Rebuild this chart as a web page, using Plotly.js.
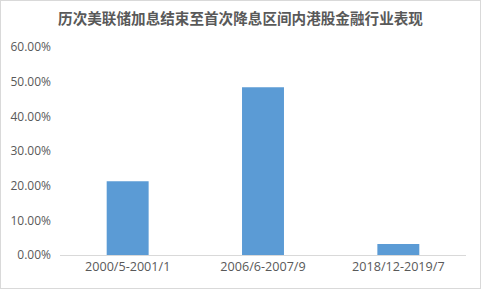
<!DOCTYPE html>
<html>
<head>
<meta charset="utf-8">
<script src="https://cdn.plot.ly/plotly-3.0.1.min.js"></script>
<style>
html,body{margin:0;padding:0;background:#fff;}
#wrap{position:relative;width:481px;height:289px;}
#chart{width:481px;height:289px;}
#frame{position:absolute;left:0;top:0;width:481px;height:289px;box-sizing:border-box;border:1px solid #d9d9d9;pointer-events:none;}
</style>
</head>
<body>
<div id="wrap"><div id="chart"></div><div id="frame"></div></div>
<script>
const categories = ["2000/5-2001/1", "2006/6-2007/9", "2018/12-2019/7"];
const values = [0.213, 0.484, 0.032];
const tickVals = [0, 0.1, 0.2, 0.3, 0.4, 0.5, 0.6];
const tickText = ["0.00%", "10.00%", "20.00%", "30.00%", "40.00%", "50.00%", "60.00%"];
const titleText = "历次美联储加息结束至首次降息区间内港股金融行业表现";

const cjk = "'Noto Sans CJK SC', 'Noto Sans', sans-serif";
const latin = "'Open Sans', 'Noto Sans', sans-serif";
Plotly.newPlot("chart", [{
  type: "bar",
  x: categories,
  y: values,
  marker: {color: "#5b9bd5"},
  hoverinfo: "none"
}], {
  width: 481, height: 289,
  margin: {l: 60, r: 15, t: 47, b: 34},
  paper_bgcolor: "#fff", plot_bgcolor: "#fff",
  bargap: 0.69,
  showlegend: false,
  title: {text: "<b>" + titleText + "</b>", x: 0.5, xanchor: "center", y: 0.934, yanchor: "middle",
          font: {family: cjk, size: 14.6, color: "#595959"}},
  xaxis: {
    type: "category",
    showline: true, linecolor: "#d9d9d9", linewidth: 1,
    ticks: "", showgrid: false,
    tickfont: {family: latin, size: 12.6, color: "#595959"}
  },
  yaxis: {
    range: [0, 0.6],
    tickvals: tickVals, ticktext: tickText,
    showgrid: false, zeroline: false, showline: false, ticks: "",
    tickfont: {family: latin, size: 12, color: "#595959"},
    ticklabelstandoff: 8
  }
}, {displayModeBar: false, staticPlot: true});
</script>
</body>
</html>
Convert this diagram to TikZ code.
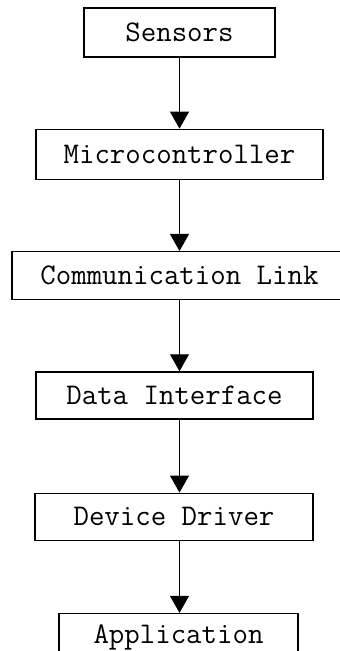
\documentclass[tikz,border=0pt]{standalone}
\usetikzlibrary{arrows.meta, positioning}

\begin{document}
\begin{tikzpicture}[x=1pt, y=1pt,
    node distance=71pt,
    block/.style={rectangle, draw, line width=1.3pt, inner sep=0pt, align=center,
        font=\fontsize{30}{34}\selectfont\ttfamily},
    arrow/.style={-{Triangle[length=17pt, width=19pt]}, line width=1pt}
]
\useasboundingbox (0,0) rectangle (340,-651);

% Sensors
\node[block, minimum width=191pt, minimum height=49pt] (sensors) at (179.5,-32.5) {Sensors};

% Microcontroller
\node[block, minimum width=287pt, minimum height=50pt, below=of sensors] (mcu) {Microcontroller};

% Communication link
\node[block, minimum width=335pt, minimum height=48pt, below=of mcu] (link) {Communication Link};

% Data interface
\node[block, minimum width=277pt, minimum height=47pt, below=71pt of link, xshift=-5pt] (iface) {Data Interface};

% Device driver
\node[block, minimum width=278pt, minimum height=47pt, below=73pt of iface, xshift=-0.5pt] (driver) {Device Driver};

% Application
\node[block, minimum width=239pt, minimum height=47pt, below=72pt of driver, xshift=4.5pt] (app) {Application};

% Arrows
\draw[arrow] (sensors) -- (mcu);
\draw[arrow] (mcu) -- (link);
\draw[arrow] (link.south) -- (link.south |- iface.north);
\draw[arrow] (link.south |- iface.south) -- (link.south |- driver.north);
\draw[arrow] (link.south |- driver.south) -- (link.south |- app.north);

\end{tikzpicture}
\end{document}
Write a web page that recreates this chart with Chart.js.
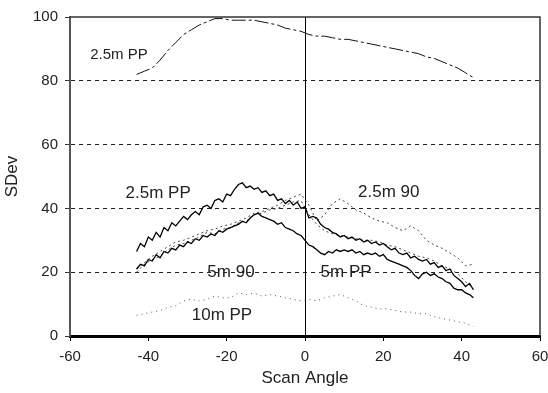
<!DOCTYPE html>
<html>
<head>
<meta charset="utf-8">
<script src="https://cdn.jsdelivr.net/npm/chart.js@4.4.1/dist/chart.umd.min.js"></script>
<style>
  html, body { margin: 0; padding: 0; background: #fff; }
</style>
</head>
<body>
<canvas id="sdevChart" width="548" height="393"></canvas>
<script>
// scan angles (degrees)
const anglesFine = [-43,-42,-41,-40,-39,-38,-37,-36,-35,-34,-33,-32,-31,-30,-29,-28,-27,-26,-25,-24,-23,-22,-21,-20,-19,-18,-17,-16,-15,-14,-13,-12,-11,-10,-9,-8,-7,-6,-5,-4,-3,-2,-1,0,1,2,3,4,5,6,7,8,9,10,11,12,13,14,15,16,17,18,19,20,21,22,23,24,25,26,27,28,29,30,31,32,33,34,35,36,37,38,39,40,41,42,43];
const anglesCoarse = [-43,-41,-39,-37,-35,-33,-31,-29,-27,-25,-23,-21,-19,-17,-15,-13,-11,-9,-7,-5,-3,-1,1,3,5,7,9,11,13,15,17,19,21,23,25,27,29,31,33,35,37,39,41,43];

// top 2.5m PP curve
const pp25Top = [82,83,84,86.5,89.5,92,94.5,96,97.5,98.5,99.5,99.5,99,99,99,99,98.5,98,97.5,96.5,96,95.5,94.5,94,94,93.5,93,93,92.5,92,91.5,91,90.5,90,89.5,89,88.5,87.5,87,86,85,84,82.5,81];

// 2.5m PP (noisy)
const pp25 = [26.5,29,28,31,30,32.5,31,34,33,35.5,34.5,36,37.5,36.5,38,39,38,40.5,41,40,42.5,43,42,44.5,44,46,47.5,48,46.5,47,46,46.5,45,45.5,44,44.5,42.5,43,41.5,42.5,41,42,40,40.5,37,37.5,37,35,34,33.5,32.5,32,31,31.5,30.5,31,30,30.5,29.5,30,29,29.5,28.5,29,28,27,27.5,26,25.5,26,24.5,25,24,23.5,24,22.5,23,21.5,22,20.5,21,19,18,17,15.5,16.5,14.5];

// 5m PP (noisy)
const pp5 = [21,22.5,22,24,23.5,25.5,24.5,26.5,26,27.5,27,28.5,28,29.5,29,30.5,30,31.5,31,32,31.5,33,32.5,33.5,34,34.5,35,36,35.5,37,38,38.5,37.5,37,36.5,36,35,35.5,34,33.5,33,32,31.5,30,28.5,28,27,26,25.5,26.5,26,27,26.5,27,26.5,27,26,26.5,25.5,26,25.5,26,25,25.5,24,23.5,23,22.5,22,21.5,20.5,19,18,19.5,20,19,19.5,18.5,18,17,16.5,15,14.5,14.5,13.5,13,12];

// 5m 90 (dotted)
const m5_90 = [20,22.5,24,25,27,28.5,29,30,31,32.5,32,33.5,34,35.5,36,38,38.5,39.5,40,41,42,42.5,38,35,33,32,31.5,31,30.5,30,30,29.5,28.5,28,27,26,25,24.5,23.5,22,21,19.5,17,15];

// 2.5m 90 (dotted)
const m25_90 = [21,23,25,26.5,28,29.5,30,31,32,33,33.5,34.5,35,36,37,38.5,39,40,41,42.5,43.5,44.5,41,36,38,41.5,43,41.5,39.5,38.5,37,36,35.5,34,33,34.5,33,30,28.5,27.5,26,24.5,22,22.5];

// 10m PP (dotted)
const pp10 = [6.5,7,7.5,8,9,9.5,11,11.5,11,11.5,12.5,12,12,13.5,13,13.5,12.5,13,12.5,12,11.5,11,11.5,11,12,12.5,13,12,11,9.5,9,8.5,8.5,8,7.5,7.5,7,7,6,5.5,5,4.5,4,3];

// axis ticks
const xTicks = [-60, -40, -20, 0, 20, 40, 60];
const yTicks = [0, 20, 40, 60, 80, 100];

// in-plot series labels (data coordinates)
const seriesLabels = [
  { text: "2.5m PP", x: -47.5, y: 88, size: 15 },
  { text: "2.5m PP", x: -37.5, y: 44.8, size: 17 },
  { text: "2.5m 90", x: 21.4, y: 45, size: 17 },
  { text: "5m 90", x: -18.9, y: 20, size: 17 },
  { text: "5m PP", x: 10.5, y: 20, size: 17 },
  { text: "10m PP", x: -21.2, y: 6.6, size: 17 }
];

const toXY = (xs, ys) => xs.map((x, i) => ({ x, y: ys[i] }));

const FONT = "'Liberation Sans', Arial, sans-serif";
const ctx = document.getElementById("sdevChart").getContext("2d");

// series name labels + top/right frame
const overlay = {
  id: "overlay",
  afterDatasetsDraw(chart) {
    const { ctx, chartArea: a, scales } = chart;
    ctx.save();
    ctx.strokeStyle = "#333";
    ctx.lineWidth = 1.5;
    ctx.beginPath();
    ctx.moveTo(a.left, a.top);
    ctx.lineTo(a.right, a.top);
    ctx.lineTo(a.right, a.bottom);
    ctx.stroke();

    ctx.fillStyle = "#222";
    ctx.textAlign = "center";
    ctx.textBaseline = "middle";
    seriesLabels.forEach(l => {
      ctx.font = l.size + "px " + FONT;
      ctx.fillText(l.text, scales.x.getPixelForValue(l.x), scales.y.getPixelForValue(l.y));
    });
    ctx.restore();
  }
};

new Chart(ctx, {
  type: "line",
  data: {
    datasets: [
      { label: "2.5m PP top", data: toXY(anglesCoarse, pp25Top), borderColor: "#111", borderWidth: 1, borderDash: [14, 3, 3, 3] },
      { label: "2.5m PP", data: toXY(anglesFine, pp25), borderColor: "#000", borderWidth: 1.3 },
      { label: "5m PP", data: toXY(anglesFine, pp5), borderColor: "#000", borderWidth: 1.3 },
      { label: "5m 90", data: toXY(anglesCoarse, m5_90), borderColor: "#444", borderWidth: 1, borderDash: [2, 3] },
      { label: "2.5m 90", data: toXY(anglesCoarse, m25_90), borderColor: "#444", borderWidth: 1, borderDash: [2, 3] },
      { label: "10m PP", data: toXY(anglesCoarse, pp10), borderColor: "#555", borderWidth: 1, borderDash: [1, 4] }
    ]
  },
  options: {
    responsive: false,
    animation: false,
    layout: { autoPadding: false, padding: { left: 0, right: 8, top: 17, bottom: 0 } },
    elements: { point: { radius: 0 }, line: { tension: 0 } },
    plugins: { legend: { display: false }, tooltip: { enabled: false } },
    scales: {
      x: {
        type: "linear",
        min: -60,
        max: 60,
        afterBuildTicks: s => { s.ticks = xTicks.map(v => ({ value: v })); },
        afterFit: s => { s.height = 57; s.paddingLeft = 0; s.paddingRight = 0; },
        grid: {
          color: c => (c.tick && c.tick.value === 0 ? "#000" : "rgba(0,0,0,0)"),
          tickColor: "#000",
          tickLength: 5,
          lineWidth: 1
        },
        border: { color: "#000", width: 3 },
        ticks: { color: "#222", font: { family: FONT, size: 15 }, padding: 7 },
        title: { display: true, text: "Scan Angle", color: "#222", font: { family: FONT, size: 17 }, padding: { top: 0, bottom: 4 } }
      },
      y: {
        min: 0,
        max: 100,
        afterBuildTicks: s => { s.ticks = yTicks.map(v => ({ value: v })); },
        afterFit: s => { s.width = 70; },
        grid: {
          color: c => (c.tick && (c.tick.value === 0 || c.tick.value === 100) ? "rgba(0,0,0,0)" : "#222"),
          tickColor: "#333",
          tickLength: 5,
          lineWidth: 1
        },
        border: { color: "#555", width: 2, dash: [4, 4] },
        ticks: { color: "#222", font: { family: FONT, size: 15 }, padding: 7 },
        title: { display: true, text: "SDev", color: "#222", font: { family: FONT, size: 17 }, padding: { top: 2, bottom: 0 } }
      }
    }
  },
  plugins: [overlay]
});
</script>
</body>
</html>
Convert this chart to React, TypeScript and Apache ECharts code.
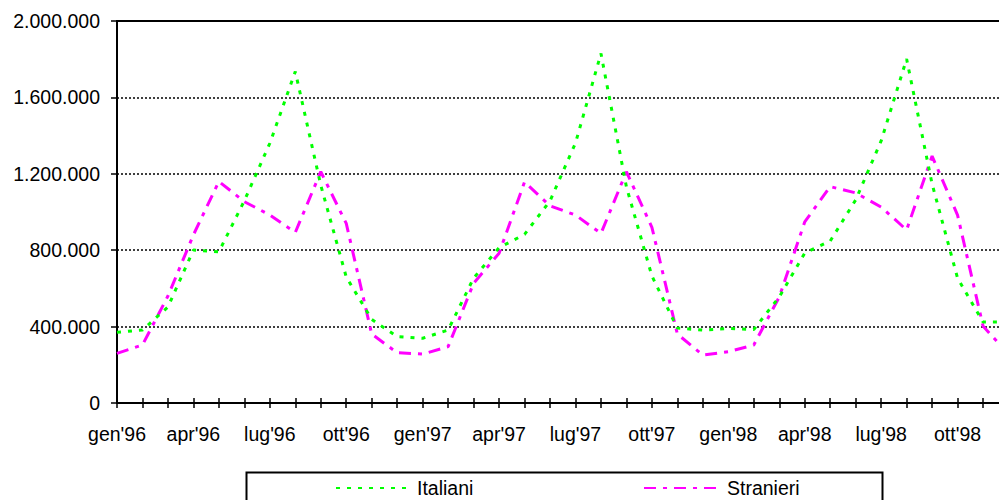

_Exercise instructions_:
Reproduce the data above exactly, but only from the line containing "Convert this diagram to TikZ code." through the line containing "minimum width=239pt, minimum"; skip the pictures.

_Task answer_:
Convert this diagram to TikZ code.
\documentclass[tikz,border=0pt]{standalone}
\usetikzlibrary{arrows.meta, positioning}

\begin{document}
\begin{tikzpicture}[x=1pt, y=1pt,
    node distance=71pt,
    block/.style={rectangle, draw, line width=1.3pt, inner sep=0pt, align=center,
        font=\fontsize{30}{34}\selectfont\ttfamily},
    arrow/.style={-{Triangle[length=17pt, width=19pt]}, line width=1pt}
]
\useasboundingbox (0,0) rectangle (340,-651);

% Sensors
\node[block, minimum width=191pt, minimum height=49pt] (sensors) at (179.5,-32.5) {Sensors};

% Microcontroller
\node[block, minimum width=287pt, minimum height=50pt, below=of sensors] (mcu) {Microcontroller};

% Communication link
\node[block, minimum width=335pt, minimum height=48pt, below=of mcu] (link) {Communication Link};

% Data interface
\node[block, minimum width=277pt, minimum height=47pt, below=71pt of link, xshift=-5pt] (iface) {Data Interface};

% Device driver
\node[block, minimum width=278pt, minimum height=47pt, below=73pt of iface, xshift=-0.5pt] (driver) {Device Driver};

% Application
\node[block, minimum width=239pt, minimum height=47pt, below=72pt of driver, xshift=4.5pt] (app) {Application};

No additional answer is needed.